5. Supply Chain Disruptions
Tariffs can significantly impact global supply chains. Many U.S. businesses rely on imported components to produce their goods. When tariffs hit, these businesses may face increased costs, difficulty sourcing materials, or delays in production lines.
For companies operating on tight margins—many of which are small or medium-sized businesses—these disruptions can be disastrous.
Who Benefits from Tariffs?
While tariffs are controversial, they can benefit certain groups. Here are the primary winners:
- Domestic Producers:
Industries that compete directly with imports (e.g., steel mills, textile manufacturers) stand to gain a competitive edge. - Workers in Protected Industries:
Jobs in industries shielded by tariffs could become more stable—or even grow—as production stays domestic. - The Government:
Tariffs can generate billions of dollars in revenue.
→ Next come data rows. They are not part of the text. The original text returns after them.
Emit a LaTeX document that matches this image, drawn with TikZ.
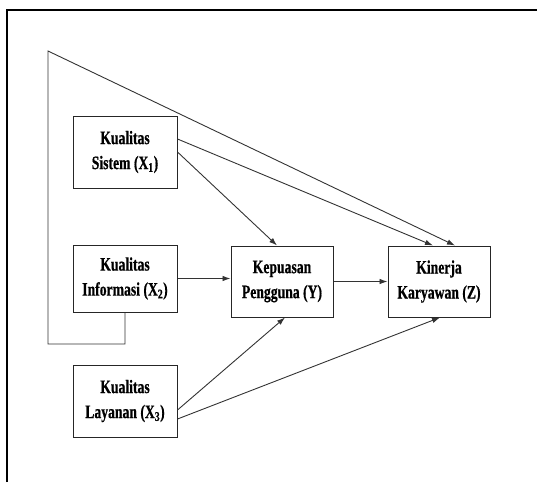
\documentclass[tikz,border=0pt]{standalone}
\usepackage{fontspec}
\newfontfamily\boxfont[FakeStretch=0.72,FakeBold=0.6]{Liberation Serif Bold}
\usetikzlibrary{arrows.meta}
\begin{document}
\begin{tikzpicture}[x=1pt,y=-1pt,
  varbox/.style={draw=black!85,line width=1pt,minimum width=104pt,minimum height=72pt,align=center,inner sep=0pt,
    font=\boxfont\fontsize{19}{25}\selectfont},
  arr/.style={draw=black!80,line width=0.9pt,-{Latex[length=8pt,width=5.5pt]}}]
\useasboundingbox (0,0) rectangle (537,482);
\draw[line width=2.5pt] (7,482) -- (7,10) -- (537,10);
\node[varbox] (X1) at (125,152) {Kualitas\\Sistem (X\textsubscript{1})};
\node[varbox,minimum height=67pt] (X2) at (125,278.5) {Kualitas\\Informasi (X\textsubscript{2})};
\node[varbox] (X3) at (125,401) {Kualitas\\Layanan (X\textsubscript{3})};
\node[varbox,minimum width=102pt,minimum height=71pt] (Y) at (282,281.5) {Kepuasan\\Pengguna (Y)};
\node[varbox,minimum width=102pt,minimum height=71pt] (Z) at (439,281.5) {Kinerja\\Karyawan (Z)};
\coordinate (fbBottom) at (48,344);
\coordinate (fbTop) at (48,51);
\draw[arr] (X2.south) |- (fbBottom) -- (fbTop) -- ([xshift=16pt]Z.north);
\draw[arr] ([yshift=13pt]X1.east) -- ([xshift=-6pt]Z.north);
\draw[arr] (X1.east) -- ([xshift=-5pt]Y.north);
\draw[arr] (X2.east) -- (Y.west |- X2.east);
\draw[arr] (Y.east) -- (Z.west);
\draw[arr] ([yshift=-9pt]X3.east) -- ([xshift=3pt]Y.south);
\draw[arr] ([yshift=-18pt]X3.east) -- ([xshift=1pt]Z.south);
\end{tikzpicture}
\end{document}
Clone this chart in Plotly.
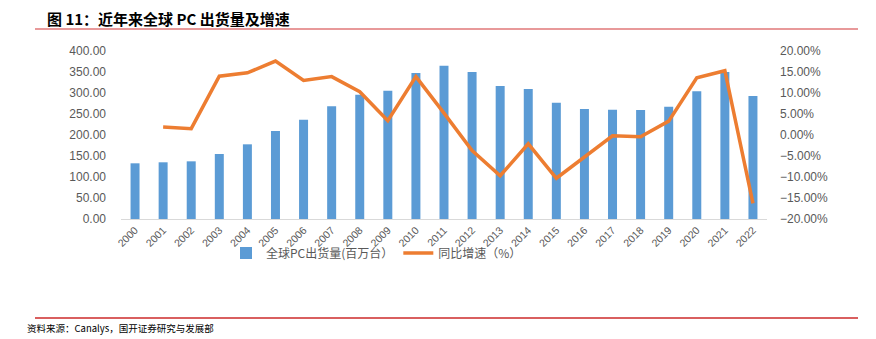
import plotly.graph_objects as go

years = [str(y) for y in range(2000, 2023)]
shipments = [132.6, 135.0, 137.3, 154.8, 177.8, 209.5, 236.5, 268.2, 296.0, 305.6,
             347.6, 365.0, 350.0, 316.7, 309.5, 277.0, 262.0, 260.3, 259.5, 267.5,
             304.0, 350.0, 293.0]
growth = [None, 1.9, 1.5, 14.0, 14.8, 17.6, 13.0, 13.9, 10.3, 3.4,
          13.9, 5.2, -3.7, -9.7, -2.1, -10.3, -5.3, -0.2, -0.4, 3.3,
          13.6, 15.3, -16.3]

tick_font = dict(family="Liberation Sans, Arial, sans-serif", size=12, color="#595959")
xtick_font = dict(family="Liberation Sans, Arial, sans-serif", size=10.5, color="#595959")
cjk = "Noto Sans CJK SC, sans-serif"

PL, PR, PT, PB = 121, 767, 51, 219
PW, PH = PR - PL, PB - PT

def px(x):
    return (x - PL) / PW

def py(y):
    return (PB - y) / PH

fig = go.Figure()
fig.add_trace(go.Bar(x=years, y=shipments, name="全球PC出货量(百万台）",
                     marker=dict(color="#5B9BD5", line=dict(width=0)), width=0.32,
                     yaxis="y"))
fig.add_trace(go.Scatter(x=years, y=growth, name="同比增速（%）", mode="lines",
                         line=dict(color="#ED7D31", width=3.5), yaxis="y2",
                         connectgaps=False))

fig.update_layout(
    width=876, height=339,
    margin=dict(l=PL, r=876 - PR, t=PT, b=339 - PB, autoexpand=False),
    paper_bgcolor="white", plot_bgcolor="white",
    showlegend=True,
    legend=dict(orientation="h", xref="paper", yref="paper",
                x=px(226), y=py(253), xanchor="left", yanchor="middle",
                font=dict(family=cjk, size=12, color="#595959"),
                itemwidth=30, tracegroupgap=0, bgcolor="rgba(0,0,0,0)"),
    xaxis=dict(type="category", tickangle=-45, tickfont=xtick_font,
               showline=True, linecolor="#D9D9D9", linewidth=1, automargin=False,
               showgrid=False, ticks="", zeroline=False),
    yaxis=dict(range=[0, 400], dtick=50, tickformat=".2f", tickfont=tick_font,
               automargin=False, ticklabelstandoff=14,
               showgrid=False, zeroline=False, showline=False, ticks=""),
    yaxis2=dict(range=[-20, 20], dtick=5, tickformat=".2f", ticksuffix="%",
                overlaying="y", side="right", tickfont=tick_font, automargin=False,
                ticklabelstandoff=12,
                showgrid=False, zeroline=False, showline=False, ticks=""),
)

fig.add_annotation(text="<b>图 11：近年来全球 PC 出货量及增速</b>", xref="paper", yref="paper",
                   x=px(45), y=py(18), xanchor="left", yanchor="middle",
                   showarrow=False, font=dict(family=cjk, size=15, color="#000000"))
fig.add_annotation(text="资料来源：Canalys，国开证券研究与发展部", xref="paper", yref="paper",
                   x=px(25), y=py(328), xanchor="left", yanchor="middle",
                   showarrow=False, font=dict(family=cjk, size=9.5, color="#000000"))

for y, col, w in [(29, "#E8999A", 2), (318, "#D95F5F", 2)]:
    fig.add_shape(type="line", xref="paper", yref="paper",
                  x0=px(35), x1=px(858), y0=py(y), y1=py(y),
                  line=dict(color=col, width=w))

fig.write_html("out.html")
However, critics argue that these benefits often come at a high cost to consumers, businesses, and global trade partnerships.
What Tariffs Could Mean for You
Even if you’re not directly involved in industries impacted by tariffs, you may feel the effects in your day-to-day life. Here’s how:
- Higher Costs on Everyday Goods:
From groceries to cars, consumers often absorb the brunt of tariff impacts. - Job Market Shifts:
If you work in industries tied to imports or exports, your job prospects could be influenced. - Economic Uncertainty:
Long-term trade wars and tariff disputes can create economic instability, which affects everything from investment opportunities to interest rates.
Is There a Better Solution?
The debate over tariffs often boils down to balancing the benefits of protecting domestic markets with the drawbacks of disrupting global trade. Economists and lawmakers are constantly exploring alternatives, such as:
- Trade Agreements to foster cooperation and lower barriers between nations.
- Subsidies to support domestic industries in ways that don’t disrupt consumer markets as dramatically.
- Investments in Technology and Productivity to make U.S. industries more competitive on a global scale, without relying on tariffs as a crutch.
What’s Next for the U.S. Economy?
The future of tariffs in America depends on domestic policy priorities, international relations, and economic trends. With globalization shaping how goods are made and moved, policymakers face tough decisions about when and how to use tariffs effectively.
Whether you’re a consumer, worker, or business owner, staying informed about tariff policies can help you prepare for how they might impact your finances, job prospects, or spending habits.